Star Trek Into Darkness stars Chris Pine, Zachary Quinto, Benedict Cumberbatch, and Zoe Saldana, and its characters help make this episode of the saga shine considerably.
There's problems for Capt. Kirk (Pine) again when not following the Prime Directive, losing his command as First Officer Spock (Quinto, known of late for his work on unnerving small-screen endeavors like American Horror Story: Asylum) is moved away by Starfleet command.
The scripting, mostly by Roberto Orci and Alex Kurtzman, involves an attack by a powerful maniac John Harrison ( a layered Cumberbatch of War Horse, The Hobbit) that brings Kirk and Spock and the old Enterprise crew (including Saldana, Karl Urban, Simon Pegg, Anton Yelchin, and John Cho) to go after him. Yet, this may only be a small piece of a larger puzzle where more mysterious malevolent forces are at work.

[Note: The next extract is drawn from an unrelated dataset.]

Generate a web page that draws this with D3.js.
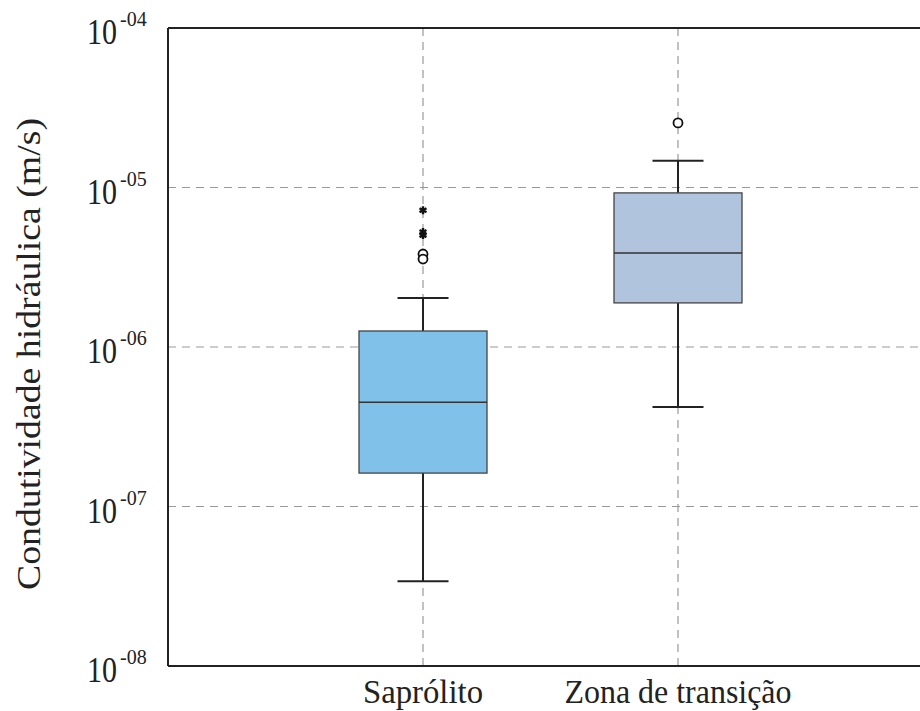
<!DOCTYPE html>
<html>
  <head>
    <style>
      body { margin: 0; background: #fff; }
      .grid line { stroke: #999; stroke-dasharray: 8,6; stroke-width: 1.2; }
    </style>
    <script src="https://d3js.org/d3.v7.min.js"></script>
  </head>
  <body>
    <svg id="chart" width="920" height="711"></svg>

    <script>
      // data
      var categories = ["Saprólito", "Zona de transição"];
      var whiskerLow = [3.4e-8, 4.2e-7];
      var q1 = [1.62e-7, 1.89e-6];
      var median = [4.5e-7, 3.88e-6];
      var q3 = [1.26e-6, 9.25e-6];
      var whiskerHigh = [2.03e-6, 1.47e-5];
      var outliersCircle = [[3.83e-6, 3.56e-6], [2.54e-5]];
      var outliersStar = [[7.2e-6, 5.26e-6, 5.03e-6], []];
      var boxColors = ["#7fc1e9", "#b0c4de"];
      var tickExps = [-8, -7, -6, -5, -4];
      var yLabel = "Condutividade hidráulica (m/s)";

      var svg = d3.select("#chart");
      var margin = {left: 168, top: 28, right: 0, bottom: 45};
      var W = 920, H = 711;
      var step = 255;
      var font = "Liberation Serif";
      var labelWidths = {"Saprólito": 120, "Zona de transição": 227};

      var y = d3.scaleLog().domain([1e-8, 1e-4]).range([H - margin.bottom, margin.top]);
      var x = d3.scalePoint().domain(categories).range([margin.left + step, margin.left + 2 * step]);

      // grid lines
      var grid = svg.append("g").attr("class", "grid");
      grid.selectAll(".hg").data(tickExps.slice(1, -1)).enter().append("line")
        .attr("x1", margin.left).attr("x2", W)
        .attr("y1", d => y(Math.pow(10, d))).attr("y2", d => y(Math.pow(10, d)));
      grid.selectAll(".vg").data(categories).enter().append("line")
        .attr("x1", d => x(d)).attr("x2", d => x(d))
        .attr("y1", margin.top).attr("y2", H - margin.bottom);

      var boxW = 128, capW = 51;

      categories.forEach(function(c, i) {
        var cx = x(c);
        var g = svg.append("g");
        // whiskers
        g.append("line").attr("x1", cx).attr("x2", cx)
          .attr("y1", y(q3[i])).attr("y2", y(whiskerHigh[i]))
          .attr("stroke", "#222").attr("stroke-width", 2);
        g.append("line").attr("x1", cx).attr("x2", cx)
          .attr("y1", y(q1[i])).attr("y2", y(whiskerLow[i]))
          .attr("stroke", "#222").attr("stroke-width", 2);
        [whiskerHigh[i], whiskerLow[i]].forEach(function(v) {
          g.append("line").attr("x1", cx - capW / 2).attr("x2", cx + capW / 2)
            .attr("y1", y(v)).attr("y2", y(v))
            .attr("stroke", "#222").attr("stroke-width", 2);
        });
        // box
        g.append("rect")
          .attr("x", cx - boxW / 2).attr("width", boxW)
          .attr("y", y(q3[i])).attr("height", y(q1[i]) - y(q3[i]))
          .attr("fill", boxColors[i]).attr("stroke", "#444").attr("stroke-width", 1.3);
        g.append("line").attr("x1", cx - boxW / 2).attr("x2", cx + boxW / 2)
          .attr("y1", y(median[i])).attr("y2", y(median[i]))
          .attr("stroke", "#333").attr("stroke-width", 1.5);
        // outliers
        g.selectAll(".oc").data(outliersCircle[i]).enter().append("circle")
          .attr("cx", cx).attr("cy", d => y(d)).attr("r", 4.5)
          .attr("fill", "#fff").attr("stroke", "#111").attr("stroke-width", 1.8);
        g.selectAll(".os").data(outliersStar[i]).enter().append("path")
          .attr("transform", d => "translate(" + cx + "," + y(d) + ")")
          .attr("d", d3.symbol(d3.symbolAsterisk, 45))
          .attr("stroke", "#111").attr("stroke-width", 2.4).attr("fill", "none");
      });

      // axes frame
      svg.append("line").attr("x1", margin.left).attr("x2", margin.left)
        .attr("y1", margin.top).attr("y2", H - margin.bottom)
        .attr("stroke", "#222").attr("stroke-width", 2);
      svg.append("line").attr("x1", margin.left).attr("x2", W)
        .attr("y1", margin.top).attr("y2", margin.top)
        .attr("stroke", "#222").attr("stroke-width", 2);
      svg.append("line").attr("x1", margin.left).attr("x2", W)
        .attr("y1", H - margin.bottom).attr("y2", H - margin.bottom)
        .attr("stroke", "#222").attr("stroke-width", 2);

      // y tick labels: 10^-0N
      var tl = svg.selectAll(".yt").data(tickExps).enter().append("g")
        .attr("transform", d => "translate(0," + y(Math.pow(10, d)) + ")");
      tl.append("text")
        .attr("x", 87).attr("y", 16)
        .attr("font-family", font).attr("font-size", 35).attr("fill", "#222")
        .attr("textLength", 30).attr("lengthAdjust", "spacingAndGlyphs")
        .text("10");
      tl.append("text")
        .attr("x", 120).attr("y", -2)
        .attr("font-family", font).attr("font-size", 20).attr("fill", "#222")
        .text(d => "-" + String(Math.abs(d)).padStart(2, "0"));

      // x labels
      svg.selectAll(".xl").data(categories).enter().append("text")
        .attr("x", d => x(d) - labelWidths[d] / 2).attr("y", 703)
        .attr("font-family", font).attr("font-size", 33).attr("fill", "#222")
        .attr("textLength", d => labelWidths[d]).attr("lengthAdjust", "spacingAndGlyphs")
        .text(d => d);

      // y label
      svg.append("text")
        .attr("transform", "translate(40,590) rotate(-90)")
        .attr("font-family", font).attr("font-size", 33).attr("fill", "#222")
        .attr("textLength", 472).attr("lengthAdjust", "spacingAndGlyphs")
        .text(yLabel);
    </script>
  </body>
</html>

Strangely enough the on-screen tension or sense of something great at stake may not be that tangible. However, there is illuminating vivacity with enough querulous interactions to make up for it, especially in a witty way. Peter Weller (remember The Adventures of Buckaroo Banzai) turns up as Adm. Marcus, a key figure in a mission which involves some amazing if dubious munitions. His scientist daughter Carol (Alice Eve of Men In Black 3, X-Men: First Class) insinuates herself among the crew to raise more than a few eyebrows, especially for Kirk.
An intimate enough feel is generated by Abrams and his craftspeople to compensated for the unnecessary now common 3D format. The connection of familiar characters to Roddenberry's vision (and offering wrinkles to them) is relevant according to crisp technical effectiveness to stay involves even during mischievousness. The comic relief from Urban and Pegg as "Bones" and Scott is well done, while Saldana brings alluring if conventional emotional tingling as the action heats up even beyond Uhura's tricky relationship with Spock. But, the main interplay of Kirk and Spock evinces a fine prickly flavor while Cumberbatch (Tinker Tailor Soldier Spy) distinguishes a wicked heavy.
This new Star Trek rewards from rewinding mindfully from the past and pleasantly thrusting forward even if moving Into Darkness is misleading and not always at the desired warp speed, but often breathtaking and affecting.